WHAT THE TASK REQUIRES —
Transcribe the material word for word, but without the images.
──────────────────────────────
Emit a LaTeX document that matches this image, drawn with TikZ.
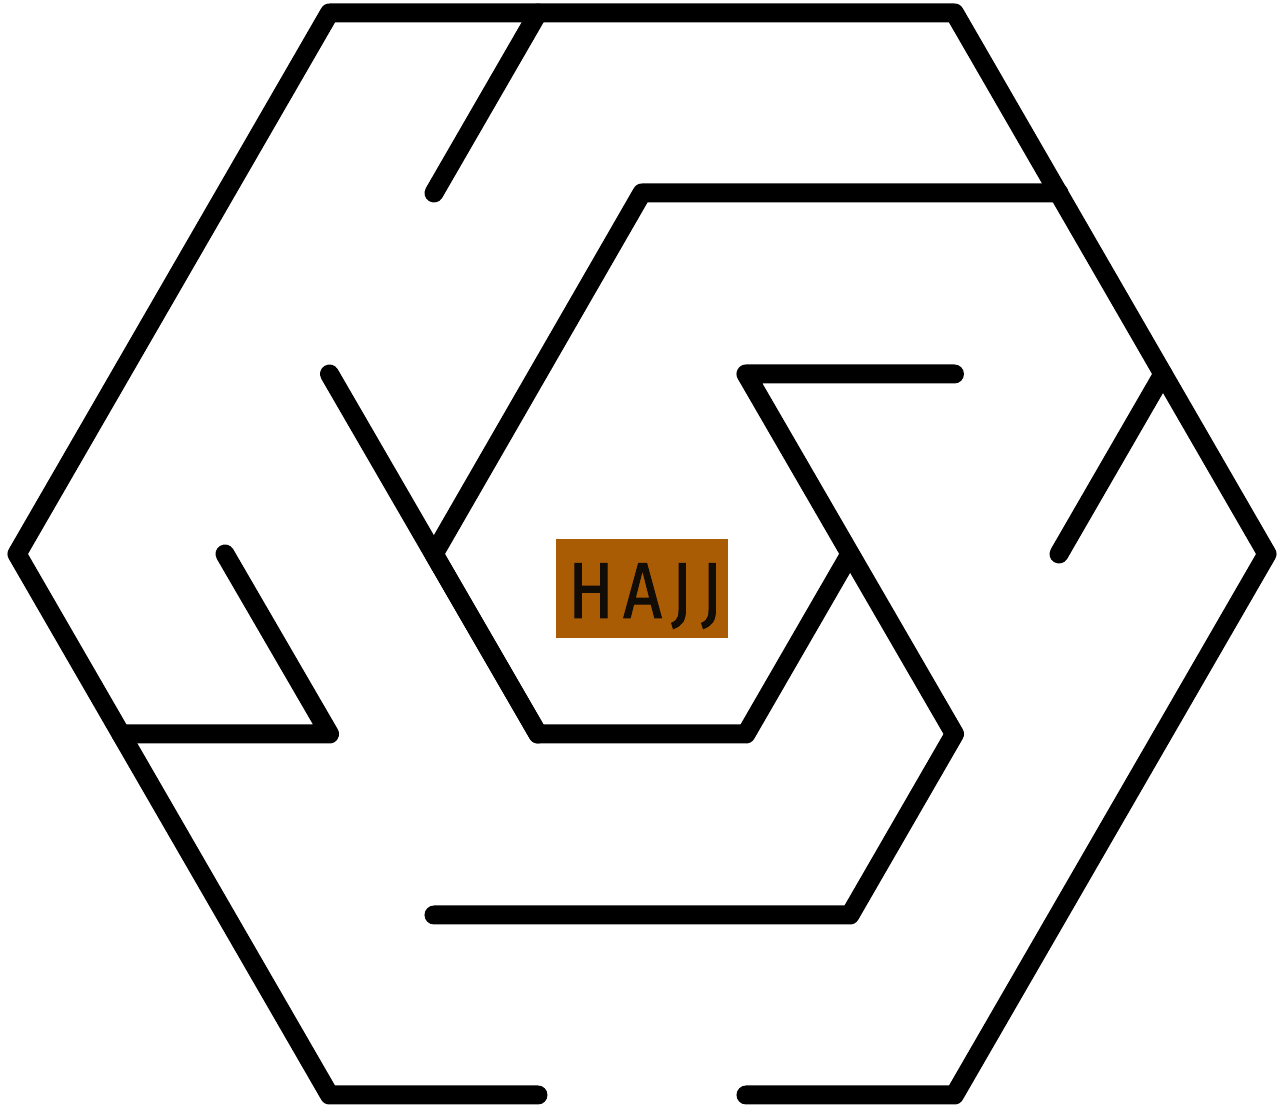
\documentclass[tikz,border=0pt]{standalone}
\usepackage{fontspec}
\newfontfamily\hajjfont[FakeStretch=0.85, FakeBold=1.3, LetterSpace=12]{Fira Sans}
\definecolor{hajjbrown}{RGB}{170,92,4}
\definecolor{hajjink}{RGB}{18,12,6}

\begin{document}
\begin{tikzpicture}[wall/.style={line width=0.19cm, line cap=round, line join=round}]
    \useasboundingbox (-6.42,-5.52) rectangle (6.39,5.54);
    % Outer wall
    \draw[wall] (-1.04,-5.41) -- (-3.125,-5.41) -- (-6.25,0) -- (-3.125,5.41) -- (3.125,5.41) -- (6.25,0) -- (3.125,-5.41) -- (1.04,-5.41);
    
    % Inner walls
    \draw[wall] (-1.04,5.41) -- (-2.08,3.61);
    \draw[wall] (4.17,3.61) -- (0,3.61) -- (-2.08,0) -- (-1.04,-1.80) -- (1.04,-1.80) -- (2.08,0);
    \draw[wall] (-3.125,1.80) -- (-1.04,-1.80);
    \draw[wall] (3.125,1.80) -- (1.04,1.80) -- (3.125,-1.80) -- (2.08,-3.61) -- (-2.08,-3.61);
    \draw[wall] (5.21,1.80) -- (4.17,0);
    \draw[wall] (-4.17,0) -- (-3.125,-1.80) -- (-5.21,-1.80);
    
    % Label
    \node[fill=hajjbrown, minimum width=1.72cm, minimum height=0.99cm, inner sep=0pt] (hajj) at (0.0,-0.35) {};
    \node[text=hajjink, font=\hajjfont\fontsize{22.5}{22.5}\selectfont, inner sep=0pt] (hajjtext) at (0.03,-0.42) {HAJJ};
\end{tikzpicture}
\end{document}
──────────────────────────────
RESULT OF THIS EXERCISE —
Emit a LaTeX document that matches this image, drawn with TikZ.
\documentclass[tikz,border=0pt]{standalone}
\usepackage{fontspec}
\newfontfamily\hajjfont[FakeStretch=0.85, FakeBold=1.3, LetterSpace=12]{Fira Sans}
\definecolor{hajjbrown}{RGB}{170,92,4}
\definecolor{hajjink}{RGB}{18,12,6}

\begin{document}
\begin{tikzpicture}[wall/.style={line width=0.19cm, line cap=round, line join=round}]
    \useasboundingbox (-6.42,-5.52) rectangle (6.39,5.54);
    % Outer wall
    \draw[wall] (-1.04,-5.41) -- (-3.125,-5.41) -- (-6.25,0) -- (-3.125,5.41) -- (3.125,5.41) -- (6.25,0) -- (3.125,-5.41) -- (1.04,-5.41);
    
    % Inner walls
    \draw[wall] (-1.04,5.41) -- (-2.08,3.61);
    \draw[wall] (4.17,3.61) -- (0,3.61) -- (-2.08,0) -- (-1.04,-1.80) -- (1.04,-1.80) -- (2.08,0);
    \draw[wall] (-3.125,1.80) -- (-1.04,-1.80);
    \draw[wall] (3.125,1.80) -- (1.04,1.80) -- (3.125,-1.80) -- (2.08,-3.61) -- (-2.08,-3.61);
    \draw[wall] (5.21,1.80) -- (4.17,0);
    \draw[wall] (-4.17,0) -- (-3.125,-1.80) -- (-5.21,-1.80);
    
    % Label
    \node[fill=hajjbrown, minimum width=1.72cm, minimum height=0.99cm, inner sep=0pt] (hajj) at (0.0,-0.35) {};
    \node[text=hajjink, font=\hajjfont\fontsize{22.5}{22.5}\selectfont, inner sep=0pt] (hajjtext) at (0.03,-0.42) {HAJJ};
\end{tikzpicture}
\end{document}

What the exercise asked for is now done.